Protests over woman’s death escalate in Iran, solidarity rally draws hundreds to UC Berkeley

Hundreds of people from the Bay Area joined protesters across the country on Friday. They are shocked by the death of a woman in Iran who was arrested after being accused of not wearing her hijab properly. A crowd, estimated at 500, marched at the University of California, Berkeley.

Putting their pain into signs and songs of protest, hundreds of people from Iranian communities in the Bay Area came together.

They chanted the name of Mahsa Amini, the 22-year-old Iranian woman who died in police custody after being arrested on September 16 by Iranian morality police for her alleged offense of not wearing her headscarf tight enough.

Police said she died of heart failure. Witnesses said she was hit on the head.

Hasti Mofidi, an Iranian-American student at UC Berkeley, helped organize the protest.

“This is a very big milestone for our people, a big milestone for women’s rights in Iran.”

Mofidi said she thought she could have been in Amini’s shoes.

The crowd, a mix of young and old, spoke in English and Farsi.

Many were seen mourning for the young woman; angry at the regime for imposing compulsory head coverings on women in Iran and shutting down social media to quell protests that have erupted across Iran.

“Communication has been cut off, voices have been silenced. We are here to bring that voice back,” Mofidi said.

Many said they were inspired by Iranian women and their supporters who have since taken to the streets in Iran, stripping off their hijabs and burning them.

Dozens of people have been killed during the protests.

“Certainly worried about our family and friends there, but at the same time everyone is proud. We are all proud of our women, and we are all proud of our new generation who are so brave,” said Hossein Falaki of Lafayette.

“I am very proud of Iranian women because I grew up in Iran. They are so brave that they take off their headscarves in front of the troops,” said Afsoon, a protester.

There was a sense of frustration and a deep desire for change in the country which has been ruled by religious leaders since the revolution a generation ago.

“25 years ago it might have touched just a few people, a few families, a few lives. Now there’s no reason the whole world shouldn’t know about it and social media allows people to get angry and express their anger more easily,” said Darius Fatemi of Hayward.

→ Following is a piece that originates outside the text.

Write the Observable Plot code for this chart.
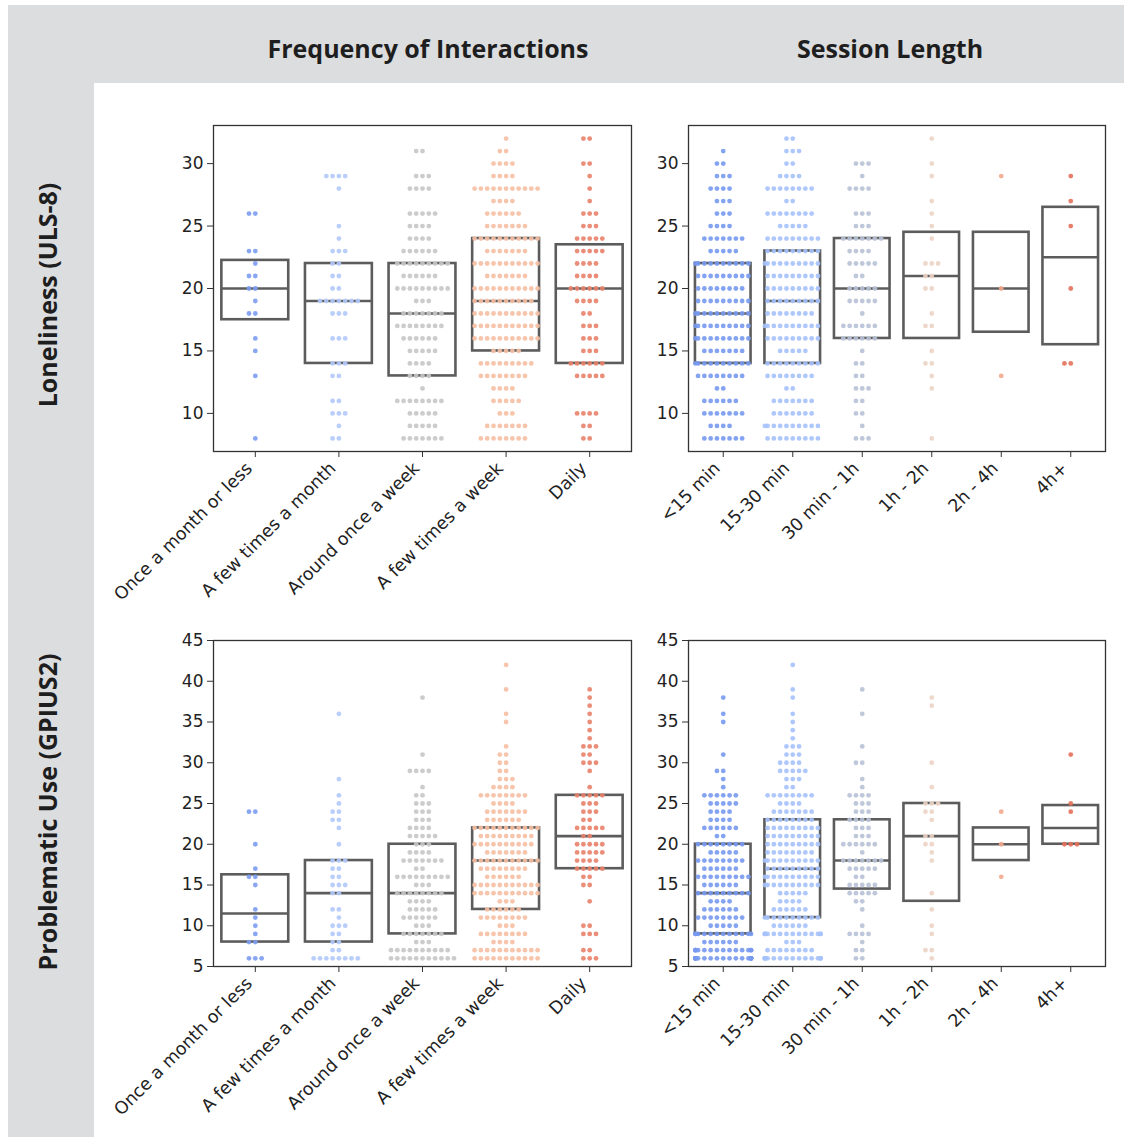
<!DOCTYPE html>
<html><head><meta charset="utf-8">
<script src="https://cdn.jsdelivr.net/npm/d3@7"></script>
<script src="https://cdn.jsdelivr.net/npm/@observablehq/plot@0.6"></script>
<style>
body{margin:0;background:#fff;width:1124px;height:1137px;position:relative;overflow:hidden;font-family:"DejaVu Sans",sans-serif;}
#topband{position:absolute;left:8px;top:5px;width:1116px;height:78px;background:#dcdddf;}
#leftband{position:absolute;left:8px;top:5px;width:86px;height:1132px;background:#dcdddf;}
.coltitle{position:absolute;top:48px;font:700 25px "Open Sans";color:#1e1e1e;transform:translate(-50%,-50%);white-space:nowrap}
.rowtitle{position:absolute;left:47px;font:700 25px "Open Sans";color:#1e1e1e;transform:translate(-50%,-50%) rotate(-90deg);white-space:nowrap}
.panel{position:absolute}
</style></head>
<body>
<div id="topband"></div><div id="leftband"></div>
<div class="coltitle" style="left:428px">Frequency of Interactions</div>
<div class="coltitle" style="left:890px">Session Length</div>
<div class="rowtitle" style="top:295px">Loneliness (ULS-8)</div>
<div class="rowtitle" style="top:812px">Problematic Use (GPIUS2)</div>
<div id="p1" class="panel"></div><div id="p2" class="panel"></div>
<div id="p3" class="panel"></div><div id="p4" class="panel"></div>
<script>
const freqCategories = ["Once a month or less","A few times a month","Around once a week","A few times a week","Daily"];
const sessionCategories = ["<15 min","15-30 min","30 min - 1h","1h - 2h","2h - 4h","4h+"];
const freqColors = ["#7b9cf1","#b1c9fb","#c6c6c6","#f6bfa3","#e9826a"];
const sessionColors = ["#7799f0","#a6c2fc","#b7c2d6","#ecd3c5","#f4a98c","#e3705a"];
const lonelinessTicks = [10,15,20,25,30];
const problematicTicks = [5,10,15,20,25,30,35,40,45];

// [score, number of respondents] per category
const lonelinessByFrequency = [
 [[26,2],[23,2],[22,1],[21,2],[20,2],[19,1],[18,2],[16,1],[15,1],[13,1],[8,1]],
 [[29,4],[28,1],[25,1],[24,1],[23,3],[22,2],[21,2],[20,2],[19,7],[18,3],[16,3],[14,3],[13,2],[11,2],[10,3],[9,1],[8,2]],
 [[31,2],[29,3],[28,4],[26,5],[25,4],[24,4],[23,6],[22,9],[21,6],[20,9],[19,3],[18,7],[17,8],[16,6],[15,5],[14,4],[13,4],[12,1],[11,8],[10,5],[9,5],[8,7]],
 [[32,1],[31,2],[30,4],[29,4],[28,11],[27,4],[26,6],[25,7],[24,11],[23,7],[22,11],[21,7],[20,11],[19,10],[18,11],[17,11],[16,11],[15,5],[14,9],[13,8],[12,4],[11,5],[10,3],[9,7],[8,8]],
 [[32,2],[30,2],[29,1],[28,1],[27,1],[26,3],[25,3],[24,5],[23,5],[22,4],[21,4],[20,6],[19,4],[18,2],[17,3],[16,3],[15,3],[14,6],[13,5],[10,4],[9,2],[8,2]]
];
const lonelinessBySession = [
 [[31,1],[30,2],[29,3],[28,4],[27,3],[26,3],[25,4],[24,7],[23,5],[22,10],[21,9],[20,8],[19,9],[18,10],[17,10],[16,10],[15,7],[14,10],[13,8],[12,2],[11,6],[10,7],[9,4],[8,7]],
 [[32,2],[31,3],[30,2],[29,4],[28,8],[27,2],[26,8],[25,5],[24,9],[23,9],[22,10],[21,9],[20,9],[19,9],[18,8],[17,10],[16,9],[15,5],[14,9],[13,8],[12,2],[11,7],[10,7],[9,10],[8,9]],
 [[30,3],[29,1],[28,4],[26,3],[25,3],[24,7],[23,4],[22,5],[21,2],[20,5],[19,5],[18,1],[17,6],[16,6],[15,1],[14,2],[13,2],[12,3],[11,2],[10,2],[9,1],[8,3]],
 [[32,1],[30,1],[29,1],[27,1],[26,1],[25,1],[24,1],[22,3],[21,2],[20,2],[18,1],[17,2],[15,1],[14,2],[13,1],[12,1],[8,1]],
 [[29,1],[20,1],[13,1]],
 [[29,1],[27,1],[25,1],[20,1],[14,2]]
];
const problematicByFrequency = [
 [[24,2],[20,1],[17,1],[16,2],[15,1],[12,1],[11,1],[10,1],[9,1],[8,2],[6,3]],
 [[36,1],[28,1],[26,1],[25,1],[24,2],[23,2],[22,1],[20,1],[18,3],[17,2],[16,2],[15,3],[14,2],[12,2],[11,1],[10,3],[9,2],[8,2],[7,2],[6,8]],
 [[38,1],[31,1],[29,4],[27,1],[26,2],[25,3],[24,3],[23,3],[22,4],[21,5],[20,3],[19,4],[18,7],[17,2],[16,9],[15,3],[14,8],[13,4],[12,5],[11,6],[10,3],[9,7],[8,3],[7,10],[6,11]],
 [[42,1],[39,1],[36,1],[35,1],[32,1],[31,2],[30,2],[29,2],[28,3],[27,4],[26,8],[25,4],[24,7],[23,6],[22,11],[21,9],[20,10],[19,7],[18,11],[17,8],[16,6],[15,11],[14,11],[13,3],[12,6],[11,8],[10,3],[9,8],[8,4],[7,11],[6,11]],
 [[39,1],[38,1],[37,1],[36,1],[35,1],[34,1],[33,1],[32,3],[31,2],[30,3],[29,1],[27,1],[26,5],[25,3],[24,3],[23,2],[22,5],[21,2],[20,5],[19,5],[18,4],[17,5],[16,2],[15,2],[13,1],[10,2],[9,3],[7,2],[6,3]]
];
const problematicBySession = [
 [[38,1],[36,1],[35,1],[31,1],[29,2],[28,1],[27,1],[26,6],[25,5],[24,4],[23,4],[22,6],[21,2],[20,8],[19,5],[18,8],[17,6],[16,9],[15,6],[14,9],[13,4],[12,6],[11,8],[10,5],[9,12],[8,6],[7,14],[6,20]],
 [[42,1],[39,1],[38,1],[36,1],[35,1],[34,1],[33,1],[32,3],[31,3],[30,4],[29,5],[28,3],[27,2],[26,8],[25,4],[24,7],[23,8],[22,9],[21,9],[20,9],[19,8],[18,10],[17,9],[16,10],[15,10],[14,5],[13,4],[12,6],[11,10],[10,6],[9,14],[8,3],[7,8],[6,16]],
 [[39,1],[36,1],[32,1],[30,2],[28,1],[27,1],[26,4],[25,3],[24,3],[23,4],[22,3],[21,3],[20,6],[19,1],[18,7],[17,5],[16,2],[15,5],[14,5],[13,2],[12,1],[10,1],[9,4],[8,1],[7,2],[6,2]],
 [[38,1],[37,1],[30,1],[27,1],[25,3],[24,2],[23,1],[21,2],[20,2],[19,1],[18,1],[14,1],[12,1],[10,1],[9,1],[7,2],[6,1]],
 [[24,1],[20,1],[16,1]],
 [[31,1],[25,1],[24,1],[20,3]]
];

function panel(el, cats, groups, colors, yDomain, yTicks, frameW, frameH, left, top) {
  const mL = 63, mR = 10, mT = 10, mB = 175;
  const n = cats.length;
  const band = frameW / n;
  const half = 0.4 * band;
  const spacing = 6.3;
  const dots = [], boxes = [];
  groups.forEach((g, i) => {
    const vals = [];
    g.forEach(([v, c]) => {
      for (let k = 0; k < c; k++) {
        let off = k === 0 ? 0 : (k % 2 ? -Math.ceil(k / 2) : k / 2) * spacing;
        off = Math.max(-half, Math.min(half, off));
        dots.push({x: i + off / band, y: v, c: i});
        vals.push(v);
      }
    });
    vals.sort(d3.ascending);
    boxes.push({x1: i - 0.4, x2: i + 0.4,
      q1: d3.quantileSorted(vals, 0.25), med: d3.quantileSorted(vals, 0.5), q3: d3.quantileSorted(vals, 0.75)});
  });
  const svg = Plot.plot({
    width: mL + frameW + mR, height: mT + frameH + mB,
    marginLeft: mL, marginRight: mR, marginTop: mT, marginBottom: mB,
    x: {domain: [-0.5, n - 0.5], axis: null},
    y: {domain: yDomain, axis: null},
    color: {type: "ordinal", domain: d3.range(n), range: colors},
    style: {fontFamily: "DejaVu Sans", fontSize: "17px", color: "#222", background: "transparent", overflow: "visible"},
    marks: [
      Plot.rect(boxes, {x1: "x1", x2: "x2", y1: "q1", y2: "q3", fill: "none", stroke: "#5c5c5c", strokeWidth: 2.6}),
      Plot.link(boxes, {x1: "x1", x2: "x2", y1: "med", y2: "med", stroke: "#5c5c5c", strokeWidth: 2.6}),
      Plot.dot(dots, {x: "x", y: "y", r: 2.4, fill: "c", fillOpacity: 0.9, stroke: "none"}),
      Plot.axisY(yTicks, {tickSize: 6, tickPadding: 4, fontSize: 17, stroke: "#333"}),
      Plot.axisX(d3.range(n), {tickSize: 6, tickFormat: () => "", stroke: "#333"}),
      Plot.axisX(d3.range(n), {tickFormat: i => cats[i], tickRotate: -45, tickSize: 0, tickPadding: 14, dx: -6, fontSize: 17.5}),
      Plot.frame({stroke: "#333", strokeWidth: 1.3})
    ]
  });
  const div = document.getElementById(el);
  div.style.left = (left - mL) + "px";
  div.style.top = (top - mT) + "px";
  div.appendChild(svg);
}
panel("p1", freqCategories, lonelinessByFrequency, freqColors, [6.95, 33.05], lonelinessTicks, 418, 326, 213, 125);
panel("p2", sessionCategories, lonelinessBySession, sessionColors, [6.95, 33.05], lonelinessTicks, 417, 326, 688, 125);
panel("p3", freqCategories, problematicByFrequency, freqColors, [5, 45], problematicTicks, 418, 326, 213, 640);
panel("p4", sessionCategories, problematicBySession, sessionColors, [5, 45], problematicTicks, 417, 326, 688, 640);
</script>
</body></html>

There was sadness, but a mixture of hope for change.

“It’s also at the same time exciting to see that people have had enough, that they are mobilizing not only in Iran, but all over the world, the whole diaspora is affected by this,” Fatemi said.

Another solidarity demonstration is scheduled for Saturday at 11 a.m. at San Francisco City Hall. At 11 a.m. Sunday, protesters plan to form a human chain across the Golden Gate Bridge.